Spring AI 与多模态和图像

本文将教你如何使用 Spring AI 的多模态特性创建一个能够处理图像和文本的 Spring Boot 应用程序。多模态是指能够同时理解和处理来自不同来源的信息，包括文本、图像、音频和其他数据格式。我们将进行一些关于多模态和图像的简单实验。

源代码

如果您想自己尝试，可以查看我的源代码。为此，您必须克隆我的示例 GitHub 仓库。然后，您只需按照我的说明操作即可。

Spring AI 多模态应用的动机

多模态大型语言模型 (LLM) 的功能使其能够处理和生成文本以及其他模态的信息，包括图像、音频和视频。此功能适用于我们希望 LLM 检测图像中的特定元素或描述其内容的场景。假设我们有一个输入图像列表。我们希望在该列表中找到与描述匹配的图像。例如，此描述可以要求模型查找包含指定元素的图像。Spring AI Message API 提供了支持多模态 LLM 所需的所有元素。下图展示了我们的场景。

核心实现

1) 通过 Media 发送图片

控制器在构造函数里加载图片，并构建 Media 列表。每个 Media 都包含图片 ID、MIME 类型和资源数据。

this.images = List.of(
    Media.builder().id("fruits").mimeType(MimeTypeUtils.IMAGE_PNG).data(new ClassPathResource("images/fruits.png")).build(),
    Media.builder().id("fruits-2").mimeType(MimeTypeUtils.IMAGE_PNG).data(new ClassPathResource("images/fruits-2.png")).build(),
    Media.builder().id("fruits-3").mimeType(MimeTypeUtils.IMAGE_PNG).data(new ClassPathResource("images/fruits-3.png")).build(),
    Media.builder().id("fruits-4").mimeType(MimeTypeUtils.IMAGE_PNG).data(new ClassPathResource("images/fruits-4.png")).build(),
    Media.builder().id("fruits-5").mimeType(MimeTypeUtils.IMAGE_PNG).data(new ClassPathResource("images/fruits-5.png")).build(),
    Media.builder().id("animals").mimeType(MimeTypeUtils.IMAGE_PNG).data(new ClassPathResource("images/animals.png")).build(),
    Media.builder().id("animals-2").mimeType(MimeTypeUtils.IMAGE_PNG).data(new ClassPathResource("images/animals-2.png")).build(),
    Media.builder().id("animals-3").mimeType(MimeTypeUtils.IMAGE_PNG).data(new ClassPathResource("images/animals-3.png")).build(),
    Media.builder().id("animals-4").mimeType(MimeTypeUtils.IMAGE_PNG).data(new ClassPathResource("images/animals-4.png")).build(),
    Media.builder().id("animals-5").mimeType(MimeTypeUtils.IMAGE_PNG).data(new ClassPathResource("images/animals-5.png")).build()
);

2) 找到包含指定物体的图片

/api/image/find/{object} 将图片列表与文本提示一起发送给模型，并要求模型只返回“位置编号”。随后服务端把该编号对应的图片二进制返回给客户端。

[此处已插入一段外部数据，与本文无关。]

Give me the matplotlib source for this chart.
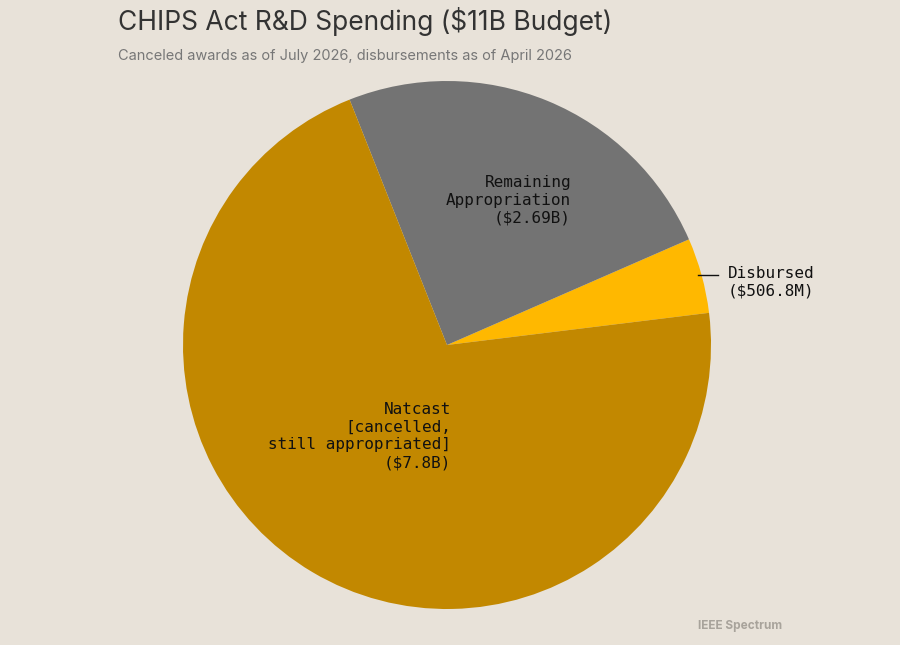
import matplotlib
matplotlib.use('Agg')
import matplotlib.pyplot as plt

labels = ["Disbursed", "Remaining Appropriation", "Natcast"]
values = [0.5068, 2.69, 7.8]
colors = ["#FFB800", "#737373", "#C28800"]

W, H = 900, 645
bg = "#E8E2D9"
fig = plt.figure(figsize=(9, 6.45), dpi=100, facecolor=bg)

# pie axes placed in pixel coords: centre (447,345), radius 264
cx, cy, r = 447, 345, 264
ax = fig.add_axes([(cx - r) / W, (H - cy - r) / H, 2 * r / W, 2 * r / H])
ax.set_facecolor(bg)
ax.pie(values, colors=colors, startangle=7, counterclock=True,
       wedgeprops=dict(linewidth=0))
ax.set_xlim(-1, 1)
ax.set_ylim(-1, 1)
ax.set_aspect('equal')
ax.axis('off')

def px(x, y):
    return x / W, 1 - y / H

mono = dict(family="DejaVu Sans Mono", fontsize=11.5, color="#111111")
fig.text(*px(571, 200), "Remaining\nAppropriation\n($2.69B)", ha="right", va="center",
         linespacing=1.25, **mono)
fig.text(*px(451, 436), "Natcast\n[cancelled,\nstill appropriated]\n($7.8B)", ha="right",
         va="center", linespacing=1.25, **mono)
fig.text(*px(728, 282), "Disbursed\n($506.8M)", ha="left", va="center",
         linespacing=1.25, **mono)
fig.add_artist(plt.Line2D([698 / W, 718 / W], [1 - 275 / H, 1 - 275 / H],
                          color="#111111", linewidth=1))

fig.text(*px(118, 22), "CHIPS Act R&D Spending ($11B Budget)", ha="left", va="center",
         fontsize=19, family="Inter", color="#333333")
fig.text(*px(118, 56), "Canceled awards as of July 2026, disbursements as of April 2026",
         ha="left", va="center", fontsize=10.5, family="Inter", color="#777777")
fig.text(*px(782, 626), "IEEE Spectrum", ha="right", va="center", fontsize=8.5,
         family="Inter", fontweight="bold", color="#a8a39b")

fig.savefig("out.png", dpi=100, facecolor=bg)
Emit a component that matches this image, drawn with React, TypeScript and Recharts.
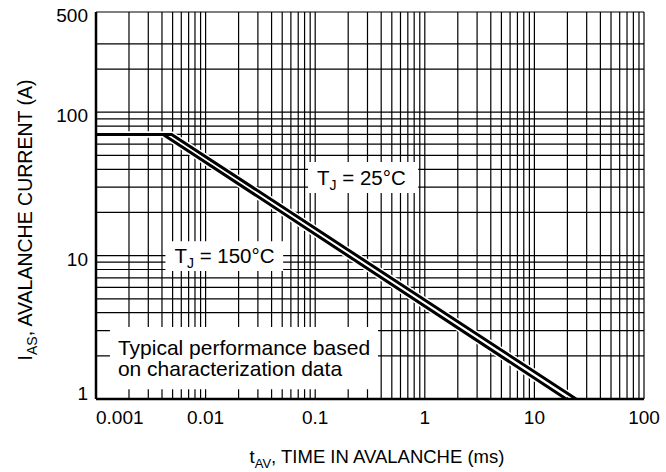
import { Line, LineChart, ReferenceArea, ReferenceLine, XAxis, YAxis } from "recharts";

const FONT = "'Liberation Sans', Arial, Helvetica, sans-serif";

// axis ticks (log scales)
const xTicks = [0.001, 0.01, 0.1, 1, 10, 100];
const yTicks = [1, 10, 100, 500];

// grid lines of the log paper
const xGrid = [
  0.001, 0.002, 0.003, 0.004, 0.005, 0.006, 0.007, 0.008, 0.009,
  0.01, 0.02, 0.03, 0.04, 0.05, 0.06, 0.07, 0.08, 0.09,
  0.1, 0.2, 0.3, 0.4, 0.5, 0.6, 0.7, 0.8, 0.9,
  1, 2, 3, 4, 5, 6, 7, 8, 9,
  10, 20, 30, 40, 50, 60, 70, 80, 90, 100
];
const yGrid = [2, 3, 4, 5, 6, 7, 8, 9, 10, 20, 30, 40, 50, 60, 70, 80, 90, 100, 200, 300, 500];

// avalanche current vs time in avalanche
const tj25 = [
  { x: 0.001, y: 70 },
  { x: 0.0049, y: 70 },
  { x: 24, y: 1 }
];
const tj150 = [
  { x: 0.001, y: 70 },
  { x: 0.0041, y: 70 },
  { x: 19.5, y: 1 }
];

const label25 = "25°C";
const label150 = "150°C";
const noteLines = ["Typical performance based", "on characterization data"];

function XTick({ x, y, payload, index }: any) {
  const first = index === 0;
  return (
    <text x={x} y={y} dy={17} textAnchor={first ? "start" : "middle"} fontSize={19} fontFamily={FONT} fill="#000">
      {payload.value}
    </text>
  );
}

function YTick({ x, y, payload }: any) {
  const shift = payload.value === 1 ? -6 : 3;
  return (
    <text x={x} y={y + shift} dy={7} textAnchor="end" fontSize={19} fontFamily={FONT} fill="#000">
      {payload.value}
    </text>
  );
}

function XTitle() {
  return (
    <text x={377} y={463} textAnchor="middle" fontSize={18.5} fontFamily={FONT} fill="#000">
      t<tspan fontSize={13} dy={5}>AV</tspan>
      <tspan dy={-5}>, TIME IN AVALANCHE (ms)</tspan>
    </text>
  );
}

function YTitle() {
  const cx = 32;
  const cy = 220;
  return (
    <text x={cx} y={cy} transform={`rotate(-90, ${cx}, ${cy})`} textAnchor="middle" fontSize={19.5} fontFamily={FONT} fill="#000">
      I<tspan fontSize={14} dy={5}>AS</tspan>
      <tspan dy={-5}>, AVALANCHE CURRENT (A)</tspan>
    </text>
  );
}

const tjLabel = (temp: string) => ({ viewBox }: any) => (
  <text x={viewBox.x + 9} y={viewBox.y + viewBox.height - 8} fontSize={20.5} fontFamily={FONT} fill="#000">
    T<tspan fontSize={14} dy={5}>J</tspan>
    <tspan dy={-5}>{` = ${temp}`}</tspan>
  </text>
);

const noteLabel = ({ viewBox }: any) => (
  <text x={viewBox.x + 8} y={viewBox.y + 28} fontSize={21} fontFamily={FONT} fill="#000">
    <tspan x={viewBox.x + 8}>{noteLines[0]}</tspan>
    <tspan x={viewBox.x + 8} dy={21}>{noteLines[1]}</tspan>
  </text>
);

export default function App() {
  return (
    <div style={{ position: "absolute", left: 0, top: 0, background: "#fff" }}>
      <LineChart width={666} height={472} margin={{ top: 12, right: 22, bottom: 13, left: 36 }}>
        <XAxis
          dataKey="x"
          type="number"
          scale="log"
          domain={[0.001, 100]}
          ticks={xTicks}
          allowDataOverflow
          height={60}
          tickLine={false}
          tickSize={6}
          tickMargin={2}
          axisLine={{ stroke: "#000", strokeWidth: 2.5 }}
          tick={XTick}
          label={{ content: XTitle }}
        />
        <YAxis
          dataKey="y"
          type="number"
          scale="log"
          domain={[1, 500]}
          ticks={yTicks}
          allowDataOverflow
          width={60}
          tickLine={false}
          tickSize={6}
          tickMargin={2}
          axisLine={{ stroke: "#000", strokeWidth: 2.5 }}
          tick={YTick}
          label={{ content: YTitle }}
        />
        {xGrid.map((v) => (
          <ReferenceLine key={`gx${v}`} x={v} stroke="#000" strokeWidth={1.2} ifOverflow="visible" zIndex={-50} />
        ))}
        {yGrid.map((v) => (
          <ReferenceLine key={`gy${v}`} y={v} stroke="#000" strokeWidth={1.2} ifOverflow="visible" zIndex={-50} />
        ))}
        <ReferenceArea x1={0.086} x2={0.87} y1={27.3} y2={45} fill="#fff" fillOpacity={1} stroke="none" zIndex={50} label={{ content: tjLabel(label25) }} />
        <ReferenceArea x1={0.0043} x2={0.051} y1={7.8} y2={12.6} fill="#fff" fillOpacity={1} stroke="none" zIndex={50} label={{ content: tjLabel(label150) }} />
        <ReferenceArea x1={0.00134} x2={0.374} y1={1.17} y2={3.18} fill="#fff" fillOpacity={1} stroke="none" zIndex={50} label={{ content: noteLabel }} />
        <Line data={tj25} dataKey="y" stroke="#fff" strokeWidth={6} dot={false} isAnimationActive={false} />
        <Line data={tj150} dataKey="y" stroke="#fff" strokeWidth={6} dot={false} isAnimationActive={false} />
        <Line data={tj25} dataKey="y" stroke="#000" strokeWidth={3} dot={false} isAnimationActive={false} />
        <Line data={tj150} dataKey="y" stroke="#000" strokeWidth={3} dot={false} isAnimationActive={false} />
      </LineChart>
    </div>
  );
}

@GetMapping(value = "/find/{object}", produces = MediaType.IMAGE_PNG_VALUE)
@ResponseBody
byte[] analyze(@PathVariable String object) {
    String msg = """
            Which picture contains %s.
            Return only a single picture.
            Return only the number that indicates its position in the media list.
            """.formatted(object);
    UserMessage um = UserMessage.builder().text(msg).media(images).build();
    String content = this.chatClient.prompt(new Prompt(um)).call().content();
    return images.get(Integer.parseInt(content) - 1).getDataAsByteArray();
}

3) 图片描述与结构化输出

/api/image/describe 会把“全部图片”作为输入，模型返回 String[]；
/api/image/describe/{image} 对单张图片进行结构化描述，返回 List<Item>，字段包含 name 与 category。

@GetMapping("/describe")
String[] describe() {
    UserMessage um = UserMessage.builder().text("""
            Explain what do you see on each image in the input list.
            Return data in RFC8259 compliant JSON format.
            """).media(List.copyOf(Stream.concat(images.stream(), dynamicImages.stream()).toList())).build();
    return this.chatClient.prompt(new Prompt(um)).call().entity(String[].class);
}

4) 生成图片并匹配（可选）

若配置了 ImageModel，则可以调用 /api/image/generate/{object} 生成新图片并加入 dynamicImages 列表。
若同时配置了向量库，则 /api/image/generate-and-match/{object} 会生成图片 → 生成图片描述 → 将描述在向量库中检索相似文档。

接口清单

GET /api/image/find/{object}：找出包含指定物体的图片，返回 PNG。
GET /api/image/describe：描述图片列表，返回 String[]。
GET /api/image/describe/{image}：描述单张图片，返回 List<Item>。
GET /api/image/generate/{object}：生成图片，返回 PNG（需要 ImageModel）。
GET /api/image/load：将图片描述写入向量库（需要 VectorStore）。
GET /api/image/generate-and-match/{object}：生成 → 描述 → 相似度检索（需要 ImageModel + VectorStore）。

运行与调用

运行应用

cd chat-rag
mvn spring-boot:run

示例请求

curl -o result.png "http://localhost:8080/api/image/find/banana"
curl -s "http://localhost:8080/api/image/describe"
curl -s "http://localhost:8080/api/image/describe/animals-3"

若已配置 ImageModel 与向量库，可继续尝试：

curl -o generated.png "http://localhost:8080/api/image/generate/cat"
curl -s "http://localhost:8080/api/image/load"
curl -s "http://localhost:8080/api/image/generate-and-match/cat"

小结

多模态的关键是把图片放入 Media，并通过 UserMessage.media(...) 与文本一起发送。
只要模型支持图片输入，就能完成“找图、描述图”的任务；若增加 ImageModel 与 VectorStore，还能扩展到“生成与匹配”。